What Does Dependency Theory Mean?
What is the definition of dependency theory? More specifically, this theory holds that the richer nations increase in wealth at the expense of the poorer nations due to a relationship that exists between economic and other factors. Initially, Prebisch, as Director of the United Nations Economic Commission for Latin America, was concerned about the fact that industrialized countries were achieving economic growth, yet without contributing to growth to poor countries.
Instead, according to Prebisch’s studies, the economic activity in the industrialized countries caused a range of economic problems in the poorer nations. Prebisch attributed the situation to the fact that the poorer nations are primarily exporters of commodities and importers of the finished goods that the industrialized nations produce with these commodities. Therefore, it is impossible to achieve equal growth.
Let’s look at an example.
Few issues have been discussed so vague in the history of Latin America as the dependence theory. For many, it was not a theory or a development strategy but a plain sociological and political interpretation of the situation in Latin America. However, there are common grounds between the interpretations.
First, the dependency theory is a characterization of the international system as comprising of a dominant and a dependent state, where the dominant states are the industrialized nations belonging to the OECD (Organization for Economic Co-operation and Development), and the dependent states are the states of Latin America, Africa, and Asia, which rely on the export of their commodities to the OECD nations to raise their GDP.
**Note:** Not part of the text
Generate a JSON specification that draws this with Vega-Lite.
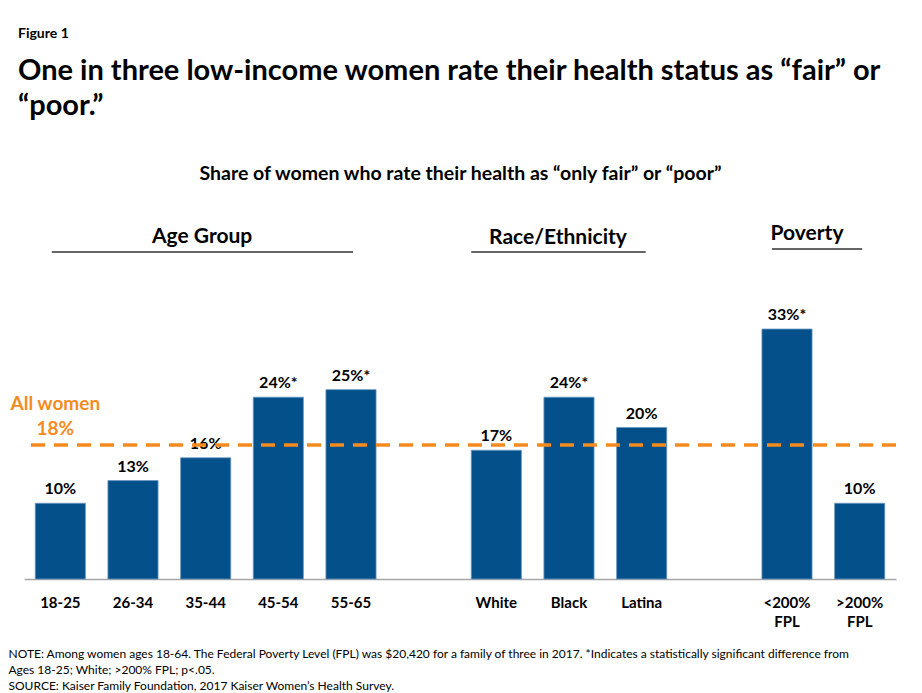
{
  "$schema": "https://vega.github.io/schema/vega-lite/v6.json",
  "width": 872,
  "height": 356,
  "autosize": "none",
  "padding": {"left": 24, "top": 223, "right": 26, "bottom": 114},
  "background": "white",
  "title": {
    "text": "Figure 1",
    "subtitle": ["One in three low-income women rate their health status as “fair” or", "“poor.”"],
    "anchor": "start",
    "frame": "group",
    "dx": -6,
    "offset": 42,
    "font": "Lato",
    "fontSize": 14,
    "fontWeight": "bold",
    "color": "#000000",
    "subtitleFont": "Lato",
    "subtitleFontSize": 29,
    "subtitleFontWeight": "bold",
    "subtitleColor": "#000000",
    "subtitleLineHeight": 35,
    "subtitlePadding": 16
  },
  "data": {
    "values": [
      {"cat": "18-25", "value": 0.10, "label": "10%"},
      {"cat": "26-34", "value": 0.13, "label": "13%"},
      {"cat": "35-44", "value": 0.16, "label": "16%"},
      {"cat": "45-54", "value": 0.24, "label": "24%*"},
      {"cat": "55-65", "value": 0.25, "label": "25%*"},
      {"cat": "White", "value": 0.17, "label": "17%"},
      {"cat": "Black", "value": 0.24, "label": "24%*"},
      {"cat": "Latina", "value": 0.20, "label": "20%"},
      {"cat": "<200% FPL", "value": 0.33, "label": "33%*"},
      {"cat": ">200% FPL", "value": 0.10, "label": "10%"}
    ]
  },
  "layer": [
    {
      "mark": {"type": "bar", "color": "#03508A", "stroke": "#6a98c2", "strokeWidth": 0.8},
      "encoding": {
        "x": {
          "field": "cat",
          "type": "nominal",
          "sort": null,
          "scale": {
            "domain": ["18-25", "26-34", "35-44", "45-54", "55-65", " ", "White", "Black", "Latina", "  ", "<200% FPL", ">200% FPL"],
            "paddingInner": 0.31,
            "paddingOuter": 0.155
          },
          "axis": {
            "orient": "bottom",
            "labelAngle": 0,
            "ticks": false,
            "domainColor": "#a6a6a6",
            "domainWidth": 1.5,
            "labelFont": "Lato",
            "labelFontSize": 15,
            "labelFontWeight": "bold",
            "labelColor": "#000000",
            "labelPadding": 16,
            "labelLineHeight": 19,
            "labelExpr": "split(datum.label, ' ')",
            "title": [
              "NOTE: Among women ages 18-64. The Federal Poverty Level (FPL) was $20,420 for a family of three in 2017.  *Indicates a statistically significant difference from",
              "Ages 18-25; White; >200% FPL; p<.05.",
              "SOURCE: Kaiser Family Foundation, 2017 Kaiser Women’s Health Survey."
            ],
            "titleFont": "Lato",
            "titleFontSize": 12,
            "titleFontWeight": "normal",
            "titleColor": "#000000",
            "titleLineHeight": 16,
            "titleAnchor": "start",
            "titleAlign": "left",
            "titleX": -16,
            "titlePadding": 0
          }
        },
        "y": {"field": "value", "type": "quantitative", "scale": {"domain": [0, 0.47], "nice": false, "zero": true}, "axis": null}
      }
    },
    {
      "mark": {"type": "text", "baseline": "bottom", "dy": -6, "font": "Lato", "fontSize": 16, "fontWeight": "bold", "color": "#000000"},
      "encoding": {
        "x": {
          "field": "cat",
          "type": "nominal",
          "axis": {
            "orient": "top",
            "title": "Share of women who rate their health as “only fair” or “poor”",
            "labels": false,
            "ticks": false,
            "domain": false,
            "titleFont": "Lato",
            "titleFontSize": 19.5,
            "titleFontWeight": "bold",
            "titleColor": "#000000",
            "titlePadding": 40
          }
        },
        "y": {"field": "value", "type": "quantitative"},
        "text": {"field": "label"}
      }
    },
    {
      "data": {"values": [{"who": "All women", "avg": 0.177, "cat": "18-25", "txt": "All women\n18%"}]},
      "layer": [
        {
          "mark": {"type": "rule", "color": "#F58B1F", "strokeWidth": 3.5, "strokeDash": [14, 9]},
          "encoding": {"y": {"field": "avg", "type": "quantitative"}}
        },
        {
          "mark": {"type": "text", "baseline": "bottom", "align": "center", "dx": -5, "dy": -31, "lineBreak": "\n", "lineHeight": 25, "font": "Lato", "fontSize": 19, "fontWeight": "bold", "color": "#F58B1F"},
          "encoding": {
            "x": {"field": "cat", "type": "nominal", "axis": null},
            "y": {"field": "avg", "type": "quantitative"},
            "text": {"field": "txt"}
          }
        }
      ]
    },
    {
      "data": {"values": [{"group": "Age Group", "from": "18-25", "to": "55-65", "mid": "35-44"}]},
      "layer": [
        {
          "mark": {"type": "text", "font": "Lato", "fontSize": 21, "fontWeight": "bold", "color": "#000000", "baseline": "middle"},
          "encoding": {
            "x": {"field": "mid", "type": "nominal", "bandPosition": 0.43, "axis": null},
            "y": {"datum": 0.452, "type": "quantitative"},
            "text": {"field": "group"}
          }
        },
        {
          "mark": {"type": "rule", "color": "#333333", "strokeWidth": 1.5},
          "encoding": {
            "x": {"field": "from", "type": "nominal", "bandPosition": 0.33, "axis": null},
            "x2": {"field": "to", "bandPosition": 0.54},
            "y": {"datum": 0.4317, "type": "quantitative"}
          }
        }
      ]
    },
    {
      "data": {"values": [{"group": "Race/Ethnicity", "from": "White", "to": "Latina", "mid": "Black"}]},
      "layer": [
        {
          "mark": {"type": "text", "font": "Lato", "fontSize": 21, "fontWeight": "bold", "color": "#000000", "baseline": "middle"},
          "encoding": {
            "x": {"field": "mid", "type": "nominal", "bandPosition": 0.28, "axis": null},
            "y": {"datum": 0.450, "type": "quantitative"},
            "text": {"field": "group"}
          }
        },
        {
          "mark": {"type": "rule", "color": "#333333", "strokeWidth": 1.5},
          "encoding": {
            "x": {"field": "from", "type": "nominal", "bandPosition": 0.0, "axis": null},
            "x2": {"field": "to", "bandPosition": 0.58},
            "y": {"datum": 0.4317, "type": "quantitative"}
          }
        }
      ]
    },
    {
      "data": {"values": [{"group": "Poverty", "from": "<200% FPL", "to": ">200% FPL", "mid": "<200% FPL"}]},
      "layer": [
        {
          "mark": {"type": "text", "font": "Lato", "fontSize": 21, "fontWeight": "bold", "color": "#000000", "baseline": "middle"},
          "encoding": {
            "x": {"field": "mid", "type": "nominal", "bandPosition": 0.9, "axis": null},
            "y": {"datum": 0.4555, "type": "quantitative"},
            "text": {"field": "group"}
          }
        },
        {
          "mark": {"type": "rule", "color": "#333333", "strokeWidth": 1.5},
          "encoding": {
            "x": {"field": "from", "type": "nominal", "bandPosition": 0.2, "axis": null},
            "x2": {"field": "to", "bandPosition": 0.55},
            "y": {"datum": 0.4357, "type": "quantitative"}
          }
        }
      ]
    }
  ],
  "resolve": {"axis": {"x": "independent"}},
  "config": {"view": {"stroke": null}}
}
Second, unlike what many people believe, the dependency theory was not critical against imperialism. Instead, it sought to find the connecting dots between the richer and the poorer nations, so that the latter can improve their quality of living. To that end, the dependence theory advocated an increased role of the state to promote the nationalization of domestic industries and protect them from foreign competition.
Define Dependence Theory: DT means there is an economic relationship between poor countries and rich countries.